» **AIM OF THE EXERCISE**
Below is a listing to transcribe in full and exactly; keep the pictures out.

□ □ □ □ □ □ □

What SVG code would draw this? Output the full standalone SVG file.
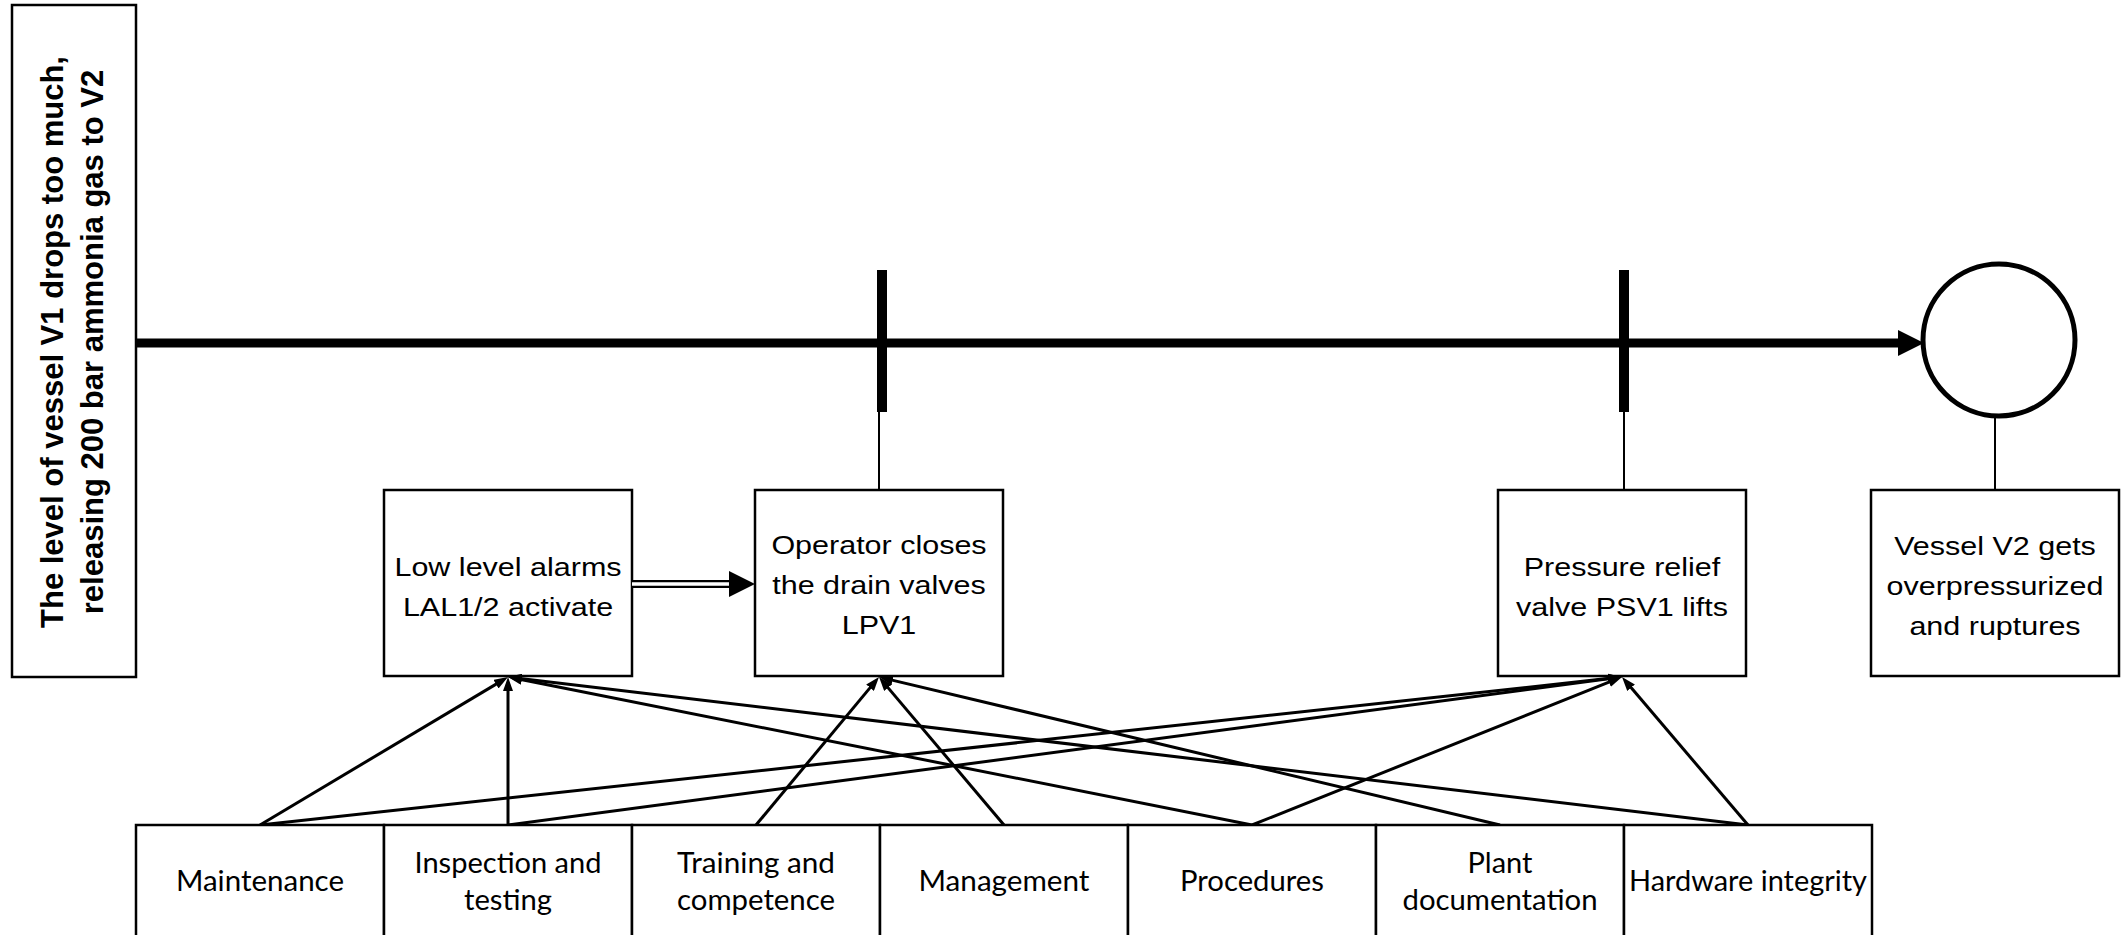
<svg xmlns="http://www.w3.org/2000/svg" width="2121" height="935" viewBox="0 0 2121 935">
<defs>
<style>
.box{fill:#fff;stroke:#000;stroke-width:2.5}
.bt{font-family:"Liberation Sans",Arial,sans-serif;font-size:30.5px;fill:#000;text-anchor:middle}
.lt{font-family:"Liberation Sans",Arial,sans-serif;font-size:31px;font-weight:bold;fill:#000;text-anchor:middle}
.ft{font-family:Lato,"Open Sans",sans-serif;font-size:28px;fill:#000;text-anchor:middle}
.thin{stroke:#000;stroke-width:2;fill:none}
.conn{stroke:#000;stroke-width:3;fill:none;marker-end:url(#ah)}
</style>
<marker id="ah" markerUnits="userSpaceOnUse" markerWidth="14" markerHeight="10" refX="6" refY="5" orient="auto" viewBox="0 0 14 10">
<path d="M0,0 L14,5 L0,10 Z" fill="#000"/>
</marker>
</defs>
<rect width="2121" height="935" fill="#fff"/>

<g id="initiating-event">
<rect class="box" x="12" y="5" width="124" height="672"/>
<text class="lt" transform="translate(63,342) rotate(-90)">The level of vessel V1 drops too much,</text>
<text class="lt" transform="translate(103,342) rotate(-90)">releasing 200 bar ammonia gas to V2</text>
</g>

<g id="timeline">
<line x1="136" y1="343" x2="1900" y2="343" stroke="#000" stroke-width="9"/>
<polygon points="1898,330 1924,343 1898,356" fill="#000"/>
<rect x="877" y="270" width="10" height="142" fill="#000"/>
<rect x="1619" y="270" width="10" height="142" fill="#000"/>
<line class="thin" x1="879" y1="412" x2="879" y2="490"/>
<line class="thin" x1="1624" y1="412" x2="1624" y2="490"/>
<line class="thin" x1="1995" y1="416" x2="1995" y2="490"/>
</g>

<g id="outcome-circle">
<circle cx="1999" cy="340" r="76" fill="#fff" stroke="#000" stroke-width="5"/>
</g>

<g id="lal">
<rect class="box" x="384" y="490" width="248" height="186"/>
<g transform="translate(508,576) scale(1,0.87)">
<text class="bt" x="0" y="0">Low level alarms</text>
<text class="bt" x="0" y="46">LAL1/2 activate</text>
</g>
</g>

<g id="operator">
<rect class="box" x="755" y="490" width="248" height="186"/>
<g transform="translate(879,554) scale(1,0.87)">
<text class="bt" x="0" y="0">Operator closes</text>
<text class="bt" x="0" y="46">the drain valves</text>
<text class="bt" x="0" y="92">LPV1</text>
</g>
</g>

<g id="psv">
<rect class="box" x="1498" y="490" width="248" height="186"/>
<g transform="translate(1622,576) scale(1,0.87)">
<text class="bt" x="0" y="0">Pressure relief</text>
<text class="bt" x="0" y="46">valve PSV1 lifts</text>
</g>
</g>

<g id="vessel-v2">
<rect class="box" x="1871" y="490" width="248" height="186"/>
<g transform="translate(1995,555) scale(1,0.87)">
<text class="bt" x="0" y="0">Vessel V2 gets</text>
<text class="bt" x="0" y="46">overpressurized</text>
<text class="bt" x="0" y="92">and ruptures</text>
</g>
</g>

<g id="connectors">
<line x1="632" y1="584" x2="732" y2="584" stroke="#000" stroke-width="8"/>
<line x1="632" y1="584" x2="734" y2="584" stroke="#fff" stroke-width="3.5"/>
<polygon points="729,571 755,584 729,597" fill="#000"/>
<line class="conn" x1="260" y1="825" x2="501.13" y2="681.10"/>
<line class="conn" x1="508" y1="825" x2="508" y2="685"/>
<line class="conn" x1="1252" y1="825" x2="515.85" y2="678.56"/>
<line class="conn" x1="1748" y1="825" x2="515.94" y2="677.95"/>
<line class="conn" x1="756" y1="825" x2="873.89" y2="683.15"/>
<line class="conn" x1="1004" y1="825" x2="884.16" y2="683.11"/>
<line class="conn" x1="1500" y1="825" x2="886.78" y2="678.85"/>
<line class="conn" x1="260" y1="825" x2="1614.05" y2="677.86"/>
<line class="conn" x1="508" y1="825" x2="1614.07" y2="678.05"/>
<line class="conn" x1="1252" y1="825" x2="1614.57" y2="679.97"/>
<line class="conn" x1="1748" y1="825" x2="1627.19" y2="683.09"/>
</g>

<g id="maintenance">
<rect class="box" x="136" y="825" width="248" height="115"/>
<text class="ft" x="260" y="891" textLength="168" lengthAdjust="spacingAndGlyphs">Maintenance</text>
</g>
<g id="inspection">
<rect class="box" x="384" y="825" width="248" height="115"/>
<text class="ft" x="508" y="872.5" textLength="187" lengthAdjust="spacingAndGlyphs">Inspection and</text>
<text class="ft" x="508" y="910" textLength="88" lengthAdjust="spacingAndGlyphs">testing</text>
</g>
<g id="training">
<rect class="box" x="632" y="825" width="248" height="115"/>
<text class="ft" x="756" y="872.5" textLength="158" lengthAdjust="spacingAndGlyphs">Training and</text>
<text class="ft" x="756" y="910" textLength="158" lengthAdjust="spacingAndGlyphs">competence</text>
</g>
<g id="management">
<rect class="box" x="880" y="825" width="248" height="115"/>
<text class="ft" x="1004" y="891" textLength="171" lengthAdjust="spacingAndGlyphs">Management</text>
</g>
<g id="procedures">
<rect class="box" x="1128" y="825" width="248" height="115"/>
<text class="ft" x="1252" y="891" textLength="144" lengthAdjust="spacingAndGlyphs">Procedures</text>
</g>
<g id="plant-documentation">
<rect class="box" x="1376" y="825" width="248" height="115"/>
<text class="ft" x="1500" y="872.5" textLength="65" lengthAdjust="spacingAndGlyphs">Plant</text>
<text class="ft" x="1500" y="910" textLength="195" lengthAdjust="spacingAndGlyphs">documentation</text>
</g>
<g id="hardware-integrity">
<rect class="box" x="1624" y="825" width="248" height="115"/>
<text class="ft" x="1748" y="891" textLength="238" lengthAdjust="spacingAndGlyphs">Hardware integrity</text>
</g>
</svg>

□ □ □ □ □ □ □

» **THE RESULT**
What SVG code would draw this? Output the full standalone SVG file.
<svg xmlns="http://www.w3.org/2000/svg" width="2121" height="935" viewBox="0 0 2121 935">
<defs>
<style>
.box{fill:#fff;stroke:#000;stroke-width:2.5}
.bt{font-family:"Liberation Sans",Arial,sans-serif;font-size:30.5px;fill:#000;text-anchor:middle}
.lt{font-family:"Liberation Sans",Arial,sans-serif;font-size:31px;font-weight:bold;fill:#000;text-anchor:middle}
.ft{font-family:Lato,"Open Sans",sans-serif;font-size:28px;fill:#000;text-anchor:middle}
.thin{stroke:#000;stroke-width:2;fill:none}
.conn{stroke:#000;stroke-width:3;fill:none;marker-end:url(#ah)}
</style>
<marker id="ah" markerUnits="userSpaceOnUse" markerWidth="14" markerHeight="10" refX="6" refY="5" orient="auto" viewBox="0 0 14 10">
<path d="M0,0 L14,5 L0,10 Z" fill="#000"/>
</marker>
</defs>
<rect width="2121" height="935" fill="#fff"/>

<g id="initiating-event">
<rect class="box" x="12" y="5" width="124" height="672"/>
<text class="lt" transform="translate(63,342) rotate(-90)">The level of vessel V1 drops too much,</text>
<text class="lt" transform="translate(103,342) rotate(-90)">releasing 200 bar ammonia gas to V2</text>
</g>

<g id="timeline">
<line x1="136" y1="343" x2="1900" y2="343" stroke="#000" stroke-width="9"/>
<polygon points="1898,330 1924,343 1898,356" fill="#000"/>
<rect x="877" y="270" width="10" height="142" fill="#000"/>
<rect x="1619" y="270" width="10" height="142" fill="#000"/>
<line class="thin" x1="879" y1="412" x2="879" y2="490"/>
<line class="thin" x1="1624" y1="412" x2="1624" y2="490"/>
<line class="thin" x1="1995" y1="416" x2="1995" y2="490"/>
</g>

<g id="outcome-circle">
<circle cx="1999" cy="340" r="76" fill="#fff" stroke="#000" stroke-width="5"/>
</g>

<g id="lal">
<rect class="box" x="384" y="490" width="248" height="186"/>
<g transform="translate(508,576) scale(1,0.87)">
<text class="bt" x="0" y="0">Low level alarms</text>
<text class="bt" x="0" y="46">LAL1/2 activate</text>
</g>
</g>

<g id="operator">
<rect class="box" x="755" y="490" width="248" height="186"/>
<g transform="translate(879,554) scale(1,0.87)">
<text class="bt" x="0" y="0">Operator closes</text>
<text class="bt" x="0" y="46">the drain valves</text>
<text class="bt" x="0" y="92">LPV1</text>
</g>
</g>

<g id="psv">
<rect class="box" x="1498" y="490" width="248" height="186"/>
<g transform="translate(1622,576) scale(1,0.87)">
<text class="bt" x="0" y="0">Pressure relief</text>
<text class="bt" x="0" y="46">valve PSV1 lifts</text>
</g>
</g>

<g id="vessel-v2">
<rect class="box" x="1871" y="490" width="248" height="186"/>
<g transform="translate(1995,555) scale(1,0.87)">
<text class="bt" x="0" y="0">Vessel V2 gets</text>
<text class="bt" x="0" y="46">overpressurized</text>
<text class="bt" x="0" y="92">and ruptures</text>
</g>
</g>

<g id="connectors">
<line x1="632" y1="584" x2="732" y2="584" stroke="#000" stroke-width="8"/>
<line x1="632" y1="584" x2="734" y2="584" stroke="#fff" stroke-width="3.5"/>
<polygon points="729,571 755,584 729,597" fill="#000"/>
<line class="conn" x1="260" y1="825" x2="501.13" y2="681.10"/>
<line class="conn" x1="508" y1="825" x2="508" y2="685"/>
<line class="conn" x1="1252" y1="825" x2="515.85" y2="678.56"/>
<line class="conn" x1="1748" y1="825" x2="515.94" y2="677.95"/>
<line class="conn" x1="756" y1="825" x2="873.89" y2="683.15"/>
<line class="conn" x1="1004" y1="825" x2="884.16" y2="683.11"/>
<line class="conn" x1="1500" y1="825" x2="886.78" y2="678.85"/>
<line class="conn" x1="260" y1="825" x2="1614.05" y2="677.86"/>
<line class="conn" x1="508" y1="825" x2="1614.07" y2="678.05"/>
<line class="conn" x1="1252" y1="825" x2="1614.57" y2="679.97"/>
<line class="conn" x1="1748" y1="825" x2="1627.19" y2="683.09"/>
</g>

<g id="maintenance">
<rect class="box" x="136" y="825" width="248" height="115"/>
<text class="ft" x="260" y="891" textLength="168" lengthAdjust="spacingAndGlyphs">Maintenance</text>
</g>
<g id="inspection">
<rect class="box" x="384" y="825" width="248" height="115"/>
<text class="ft" x="508" y="872.5" textLength="187" lengthAdjust="spacingAndGlyphs">Inspection and</text>
<text class="ft" x="508" y="910" textLength="88" lengthAdjust="spacingAndGlyphs">testing</text>
</g>
<g id="training">
<rect class="box" x="632" y="825" width="248" height="115"/>
<text class="ft" x="756" y="872.5" textLength="158" lengthAdjust="spacingAndGlyphs">Training and</text>
<text class="ft" x="756" y="910" textLength="158" lengthAdjust="spacingAndGlyphs">competence</text>
</g>
<g id="management">
<rect class="box" x="880" y="825" width="248" height="115"/>
<text class="ft" x="1004" y="891" textLength="171" lengthAdjust="spacingAndGlyphs">Management</text>
</g>
<g id="procedures">
<rect class="box" x="1128" y="825" width="248" height="115"/>
<text class="ft" x="1252" y="891" textLength="144" lengthAdjust="spacingAndGlyphs">Procedures</text>
</g>
<g id="plant-documentation">
<rect class="box" x="1376" y="825" width="248" height="115"/>
<text class="ft" x="1500" y="872.5" textLength="65" lengthAdjust="spacingAndGlyphs">Plant</text>
<text class="ft" x="1500" y="910" textLength="195" lengthAdjust="spacingAndGlyphs">documentation</text>
</g>
<g id="hardware-integrity">
<rect class="box" x="1624" y="825" width="248" height="115"/>
<text class="ft" x="1748" y="891" textLength="238" lengthAdjust="spacingAndGlyphs">Hardware integrity</text>
</g>
</svg>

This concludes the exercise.